>> Begin Available data

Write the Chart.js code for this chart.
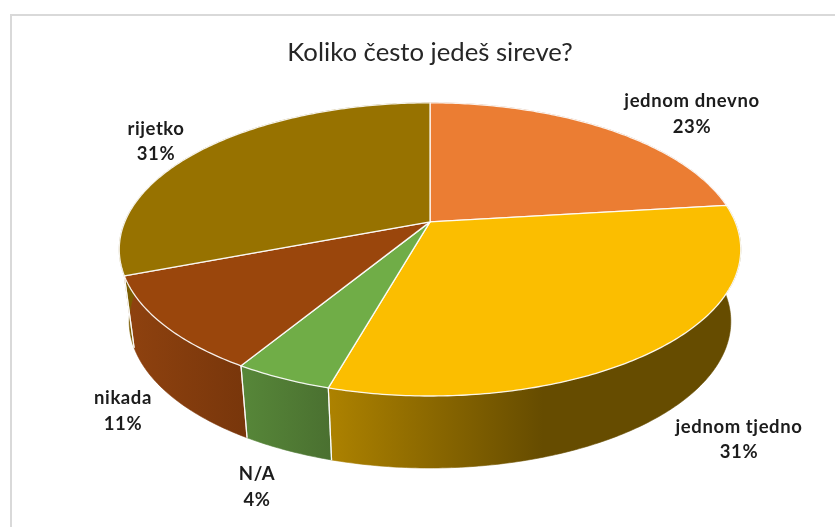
<!DOCTYPE html>
<html lang="hr">
<head>
<meta charset="utf-8">
<style>html,body{margin:0;padding:0;background:#fff}canvas{display:block}</style>
<script src="https://cdn.jsdelivr.net/npm/chart.js@4"></script>
</head>
<body>
<canvas id="c" width="835" height="527"></canvas>
<script>
const chartTitle = 'Koliko često jedeš sireve?';
const categories = ['jednom dnevno', 'jednom tjedno', 'N/A', 'nikada', 'rijetko'];
const shares = [23.1, 31.3, 4.3, 10.5, 30.8];
const topColors = ['#EB7D33', '#FBBE00', '#70AD47', '#9A460C', '#977200'];
const wallStops = [
  ['#b05f28', '#a0541f'],
  ['#ad8200', '#664c00', '#664c00'],
  ['#578739', '#4a7030'],
  ['#8f420f', '#78360b'],
  ['#7a5c00', '#7a5c00']
];
const labelCentres = [[692, 114], [739, 439.5], [257, 487], [123, 411], [156, 141.5]];

const stretchX = 2.12, tilt = -0.188, depth = 72, baseShrink = 0.968;

function project(arc, angle, base) {
  const x = Math.cos(angle), y = Math.sin(angle);
  const d = 1 + tilt * y;
  const px = x * Math.sqrt(1 - tilt * tilt) / d;
  const py = (y + tilt) / d;
  const r = arc.outerRadius;
  return [
    arc.x + px * r * stretchX * (base ? baseShrink : 1),
    arc.y + py * r + (base ? depth : 0)
  ];
}
function apex(arc) { return [arc.x, arc.y + tilt * arc.outerRadius]; }
function steps(arc) {
  const n = Math.max(8, Math.ceil((arc.endAngle - arc.startAngle) * 80));
  const list = [];
  for (let i = 0; i <= n; i++) list.push(arc.startAngle + (arc.endAngle - arc.startAngle) * i / n);
  return list;
}

const perspectivePie = {
  id: 'perspectivePie',
  beforeDraw(chart) {
    const ctx = chart.ctx;
    ctx.save();
    ctx.fillStyle = '#fff';
    ctx.fillRect(0, 0, chart.width, chart.height);
    ctx.strokeStyle = '#d9d9d9';
    ctx.lineWidth = 2;
    ctx.beginPath();
    ctx.moveTo(chart.width, 15);
    ctx.lineTo(11, 15);
    ctx.lineTo(11, chart.height);
    ctx.stroke();
    ctx.restore();
  },
  beforeDatasetsDraw(chart) {
    const ctx = chart.ctx;
    const arcs = chart.getDatasetMeta(0).data;
    ctx.save();
    ctx.lineJoin = 'round';
    arcs.forEach((arc, i) => {
      const pts = steps(arc);
      const front = pts.map(a => project(arc, a, false));
      const back = pts.map(a => project(arc, a, true));
      const xs = front.map(p => p[0]).concat(back.map(p => p[0]));
      const x0 = Math.min(...xs), x1 = Math.max(...xs);
      const g = ctx.createLinearGradient(x0, 0, x1, 0);
      const st = wallStops[i];
      if (st.length === 3) { g.addColorStop(0, st[0]); g.addColorStop(0.52, st[1]); g.addColorStop(1, st[2]); }
      else { g.addColorStop(0, st[0]); g.addColorStop(1, st[1]); }
      ctx.beginPath();
      front.forEach((p, k) => k ? ctx.lineTo(p[0], p[1]) : ctx.moveTo(p[0], p[1]));
      back.slice().reverse().forEach(p => ctx.lineTo(p[0], p[1]));
      ctx.closePath();
      ctx.fillStyle = g;
      ctx.strokeStyle = g;
      ctx.lineWidth = 0.6;
      ctx.fill();
      ctx.stroke();
    });
    arcs.forEach(arc => {
      [arc.startAngle, arc.endAngle].forEach(a => {
        const t = project(arc, a, false), b = project(arc, a, true);
        if (Math.sin(a) > 0) {
          ctx.beginPath();
          ctx.moveTo(t[0], t[1]);
          ctx.lineTo(b[0], b[1]);
          ctx.strokeStyle = 'rgba(255,255,255,0.85)';
          ctx.lineWidth = 1.2;
          ctx.stroke();
        }
      });
    });
    arcs.forEach((arc, i) => {
      const c = apex(arc);
      ctx.beginPath();
      ctx.moveTo(c[0], c[1]);
      steps(arc).forEach(a => { const p = project(arc, a, false); ctx.lineTo(p[0], p[1]); });
      ctx.closePath();
      ctx.fillStyle = topColors[i];
      ctx.fill();
      ctx.strokeStyle = 'rgba(255,255,255,0.9)';
      ctx.lineWidth = 1.3;
      ctx.stroke();
    });
    ctx.restore();
    return false;
  },
  afterDraw(chart) {
    const ctx = chart.ctx;
    ctx.save();
    ctx.font = 'bold 18.5px Lato, sans-serif';
    ctx.letterSpacing = '0.6px';
    ctx.fillStyle = '#1c1c1c';
    ctx.textAlign = 'center';
    ctx.textBaseline = 'middle';
    categories.forEach((name, i) => {
      const [x, y] = labelCentres[i];
      ctx.fillText(name, x, y - 12.7);
      ctx.fillText(Math.round(shares[i]) + '%', x, y + 12.7);
    });
    ctx.restore();
  }
};

new Chart(document.getElementById('c'), {
  type: 'pie',
  plugins: [perspectivePie],
  data: {
    labels: categories,
    datasets: [{ data: shares, backgroundColor: topColors, borderWidth: 0 }]
  },
  options: {
    responsive: false,
    animation: false,
    events: [],
    layout: { padding: { left: 120, right: 95, top: 0, bottom: 131 } },
    plugins: {
      legend: { display: false },
      tooltip: { enabled: false },
      title: {
        display: true,
        text: chartTitle,
        color: '#262626',
        fullSize: false,
        font: { family: 'Lato, sans-serif', size: 25.7, weight: 'normal', lineHeight: 1.2 },
        padding: { top: 37, bottom: 35 }
      }
    }
  }
});
</script>
</body>
</html>
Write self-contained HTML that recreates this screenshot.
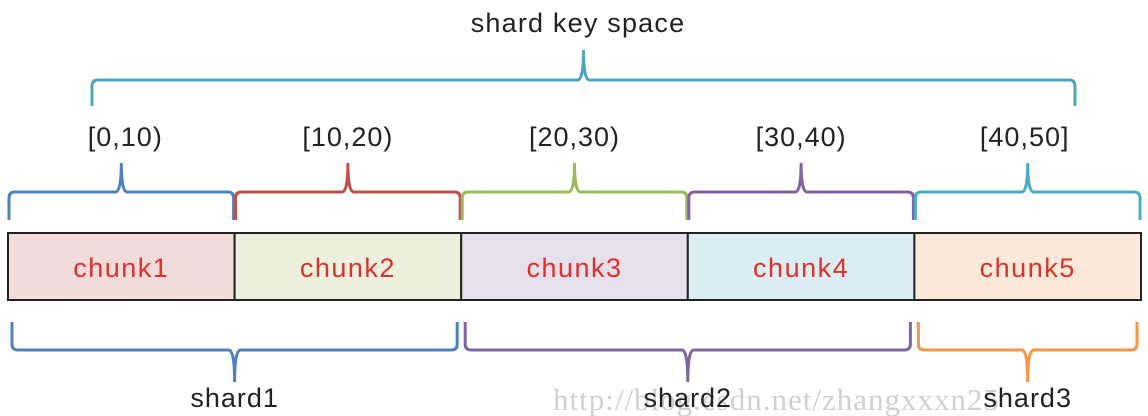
<!DOCTYPE html>
<html><head><meta charset="utf-8"><style>
html,body{margin:0;padding:0;background:#fff;width:1148px;height:416px;overflow:hidden}
svg{display:block}
text{font-family:"Liberation Sans",sans-serif}
</style></head><body>
<svg id="c" width="1148" height="416"></svg>
<script>
const chunkLabels=["chunk1","chunk2","chunk3","chunk4","chunk5"];
const rangeLabels=["[0,10)","[10,20)","[20,30)","[30,40)","[40,50]"];
const chunkFills=["#f2dcdb","#ebf1de","#e5e0ec","#dbeef4","#fde9d9"];
const rangeColors=["#4f81bd","#c0504d","#9bbb59","#8064a2","#4bacc6"];
const shardLabels=["shard1","shard2","shard3"];
const shardSpans=[[0,2],[2,4],[4,5]];
const shardColors=["#4f81bd","#8064a2","#f79646"];
const NS="http://www.w3.org/2000/svg";
const svg=document.getElementById('c');
const x0=8,x1=1141,bw=(x1-x0)/chunkLabels.length;
function X(i){return x0+i*bw;}
function mk(t,a){const e=document.createElementNS(NS,t);for(const k in a)e.setAttribute(k,a[k]);svg.appendChild(e);return e;}
function brace(xa,xb,yl,yend,ytip,col,w){
  const xm=(xa+xb)/2,s=Math.sign(yend-yl),r=6;
  const d=`M${xa},${yend} L${xa},${yl+s*r} Q${xa},${yl} ${xa+r},${yl} L${xm-r},${yl} Q${xm},${yl} ${xm},${ytip} Q${xm},${yl} ${xm+r},${yl} L${xb-r},${yl} Q${xb},${yl} ${xb},${yl+s*r} L${xb},${yend}`;
  return mk('path',{d:d,fill:'none',stroke:col,'stroke-width':w});
}
function txt(x,y,s,size,col,ls){const e=mk('text',{x:x,y:y,'text-anchor':'middle','font-size':size,fill:col,'letter-spacing':ls||0});e.textContent=s;return e;}
// watermark
let w=mk('text',{x:553,y:410,'font-size':31,fill:'#d0d0d0','letter-spacing':1});
w.setAttribute('style','font-family:"Liberation Serif",serif');
w.textContent='http://blog.csdn.net/zhangxxxn25';


// top brace
let b=brace(92,1075,80,106,50,'#4fa3bd',3);


let t=txt(578,32,'shard key space',27,'#222',1.2);


chunkLabels.forEach((c,i)=>{
  let r=mk('rect',{x:X(i),y:233,width:bw,height:67,fill:chunkFills[i],stroke:'#222','stroke-width':2});
  
  
  let ct=txt(X(i)+bw/2,277,c,27,'#e0302a',1.5);
  
  
  let br=brace(X(i)+1,X(i+1)-1,192,220,163,rangeColors[i],3);
  
  
  let rt=txt(X(i)+bw/2-(i===0?-4:0)+(i===4?-3:0),146,rangeLabels[i],27,'#222',1);
  
  
});
shardLabels.forEach((s,i)=>{
  const a=X(shardSpans[i][0])+4,e=X(shardSpans[i][1])-4;
  let br=brace(a,e,350,322,382,shardColors[i],3);
  
  
  let st=txt((a+e)/2,407,s,27,'#222',1);
  
  
});
</script>
</body></html>
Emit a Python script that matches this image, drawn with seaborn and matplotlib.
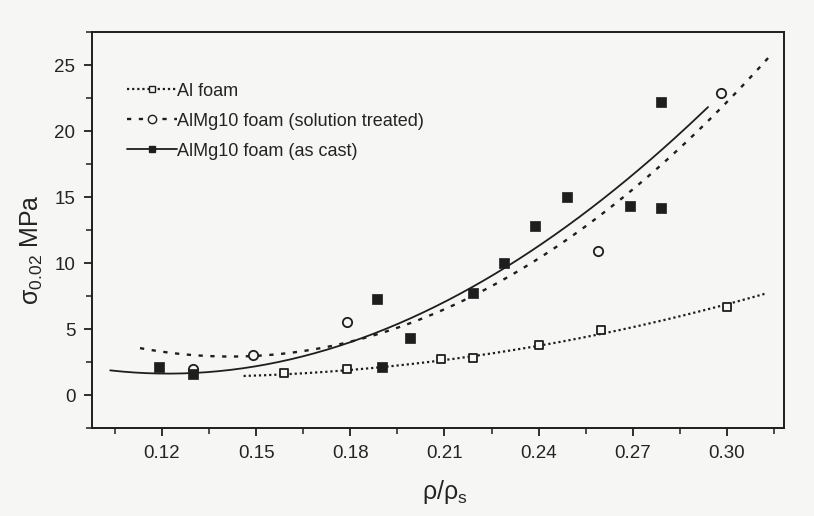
import numpy as np
import pandas as pd
import matplotlib
matplotlib.use("Agg")
import matplotlib.pyplot as plt
from matplotlib.lines import Line2D
from matplotlib.ticker import MultipleLocator
import seaborn as sns

# Measured yield strength sigma_0.02 versus relative density
al_x = [0.159, 0.179, 0.209, 0.219, 0.240, 0.260, 0.300]
al_y = [1.7, 2.0, 2.7, 2.8, 3.8, 4.9, 6.7]

treated_x = [0.130, 0.149, 0.179, 0.259, 0.298]
treated_y = [2.0, 3.0, 5.5, 10.9, 22.9]

cast_x = [0.119, 0.130, 0.1885, 0.190, 0.199, 0.219, 0.229, 0.239, 0.249, 0.269, 0.279, 0.279]
cast_y = [2.1, 1.6, 7.3, 2.1, 4.3, 7.7, 10.0, 12.8, 15.0, 14.3, 14.2, 22.2]

# Trend curves
al_curve_x = [0.146, 0.179, 0.219, 0.260, 0.312]
al_curve_y = [1.4, 2.0, 2.8, 4.7, 7.65]
treated_curve_x = [0.113, 0.149, 0.175, 0.228, 0.265, 0.296, 0.314]
treated_curve_y = [3.5, 3.0, 3.8, 8.7, 14.5, 21.1, 25.9]
cast_curve_x = [0.1035, 0.130, 0.175, 0.220, 0.260, 0.294]
cast_curve_y = [1.85, 1.7, 3.6, 8.3, 14.8, 21.8]

x_ticks = [0.12, 0.15, 0.18, 0.21, 0.24, 0.27, 0.30]
x_tick_labels = ["0.12", "0.15", "0.18", "0.21", "0.24", "0.27", "0.30"]
y_ticks = [0, 5, 10, 15, 20, 25]
y_tick_labels = ["0", "5", "10", "15", "20", "25"]

labels = ["Al foam", "AlMg10 foam (solution treated)", "AlMg10 foam (as cast)"]

sns.set_theme(style="ticks")
plt.rcParams["font.family"] = ["Liberation Sans", "DejaVu Sans"]
plt.rcParams["mathtext.fontset"] = "custom"
plt.rcParams["mathtext.rm"] = "Liberation Sans"
plt.rcParams["mathtext.it"] = "Liberation Sans"
plt.rcParams["mathtext.bf"] = "Liberation Sans:bold"

ink = "#1e1e1e"
text_ink = "#242424"
paper = "#f6f6f4"

fig = plt.figure(figsize=(8.14, 5.16), dpi=100, facecolor=paper)
ax = fig.add_axes([92 / 814, (516 - 428) / 516, (784 - 92) / 814, (428 - 32) / 516])
ax.set_facecolor(paper)


def trend(cx, cy, deg):
    coef = np.polyfit(cx, cy, deg)
    xs = np.linspace(min(cx), max(cx), 200)
    return pd.DataFrame({"x": xs, "y": np.polyval(coef, xs)})


al_line = trend(al_curve_x, al_curve_y, 2)
tr_line = trend(treated_curve_x, treated_curve_y, 2)
ca_line = trend(cast_curve_x, cast_curve_y, 3)

al_style = (0, (1.0, 1.3))
tr_style = (0, (1.8, 3.2))

sns.lineplot(data=al_line, x="x", y="y", ax=ax, color=ink, lw=1.6,
             linestyle=al_style, sort=False)
sns.lineplot(data=tr_line, x="x", y="y", ax=ax, color=ink, lw=1.7,
             linestyle=tr_style, sort=False)
sns.lineplot(data=ca_line, x="x", y="y", ax=ax, color=ink, lw=1.3, sort=False)

sns.scatterplot(x=al_x, y=al_y, ax=ax, marker="s", s=38,
                facecolor=paper, edgecolor=ink, linewidth=1.3, zorder=4)
sns.scatterplot(x=treated_x, y=treated_y, ax=ax, marker="o", s=45,
                facecolor=paper, edgecolor=ink, linewidth=1.3, zorder=4)
sns.scatterplot(x=cast_x, y=cast_y, ax=ax, marker="s", s=42,
                color=ink, edgecolor=ink, linewidth=0.5, zorder=5)

ax.set_xlim(0.0977, 0.3182)
ax.set_ylim(-2.5, 27.5)
ax.set_xticks(x_ticks)
ax.set_xticklabels(x_tick_labels)
ax.set_yticks(y_ticks)
ax.set_yticklabels(y_tick_labels)
ax.xaxis.set_minor_locator(MultipleLocator(0.015))
ax.yaxis.set_minor_locator(MultipleLocator(2.5))

ax.tick_params(which="major", direction="out", length=6, width=1.3,
               color=ink, labelsize=13.5, labelcolor=text_ink, pad=6)
ax.tick_params(which="minor", direction="out", length=4, width=1.1, color=ink)
for sp in ax.spines.values():
    sp.set_visible(True)
    sp.set_color(ink)
    sp.set_linewidth(1.4)

ax.set_xlabel(r"ρ/ρ$_\mathregular{s}$", fontsize=18, color=text_ink)
ax.xaxis.set_label_coords(0.51, -0.125)
ax.set_ylabel(r"σ$_\mathregular{0.02}$ MPa", fontsize=18, color=text_ink)
ax.yaxis.set_label_coords(-0.068, 0.45)

handles = [
    Line2D([], [], color=ink, lw=1.6, linestyle=al_style, marker="s",
           markersize=4, markerfacecolor=paper, markeredgecolor=ink),
    Line2D([], [], color=ink, lw=1.7, linestyle=tr_style, marker="o",
           markersize=6, markerfacecolor=paper, markeredgecolor=ink),
    Line2D([], [], color=ink, lw=1.3, marker="s", markersize=5,
           markerfacecolor=ink, markeredgecolor=ink),
]
leg = ax.legend(handles, labels, loc="upper left", bbox_to_anchor=(0.037, 0.895),
                frameon=False, fontsize=13, handlelength=2.8, handletextpad=0.0,
                labelspacing=0.72, borderpad=0, labelcolor=text_ink)

fig.savefig("out.png", dpi=100, facecolor=paper)
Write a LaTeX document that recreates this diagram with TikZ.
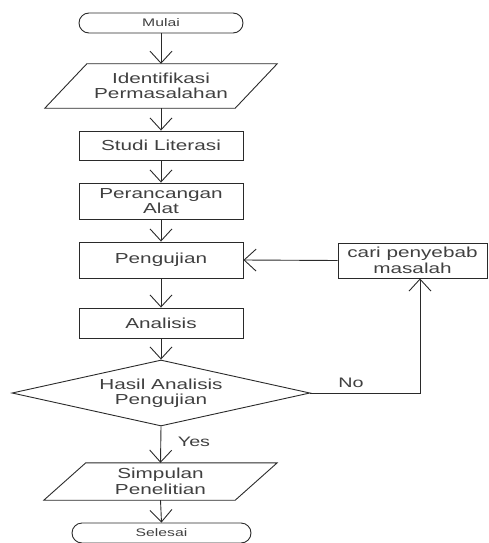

>> End Available data

_What you will do_. Reproduce the lines above starting at the one with "Emit a Python" and ending at the one with "14.3, 14.2, 22.2]", both included, exactly and with no pictures.

_Written reply_.
Emit a Python script that matches this image, drawn with seaborn and matplotlib.
import numpy as np
import pandas as pd
import matplotlib
matplotlib.use("Agg")
import matplotlib.pyplot as plt
from matplotlib.lines import Line2D
from matplotlib.ticker import MultipleLocator
import seaborn as sns

# Measured yield strength sigma_0.02 versus relative density
al_x = [0.159, 0.179, 0.209, 0.219, 0.240, 0.260, 0.300]
al_y = [1.7, 2.0, 2.7, 2.8, 3.8, 4.9, 6.7]

treated_x = [0.130, 0.149, 0.179, 0.259, 0.298]
treated_y = [2.0, 3.0, 5.5, 10.9, 22.9]

cast_x = [0.119, 0.130, 0.1885, 0.190, 0.199, 0.219, 0.229, 0.239, 0.249, 0.269, 0.279, 0.279]
cast_y = [2.1, 1.6, 7.3, 2.1, 4.3, 7.7, 10.0, 12.8, 15.0, 14.3, 14.2, 22.2]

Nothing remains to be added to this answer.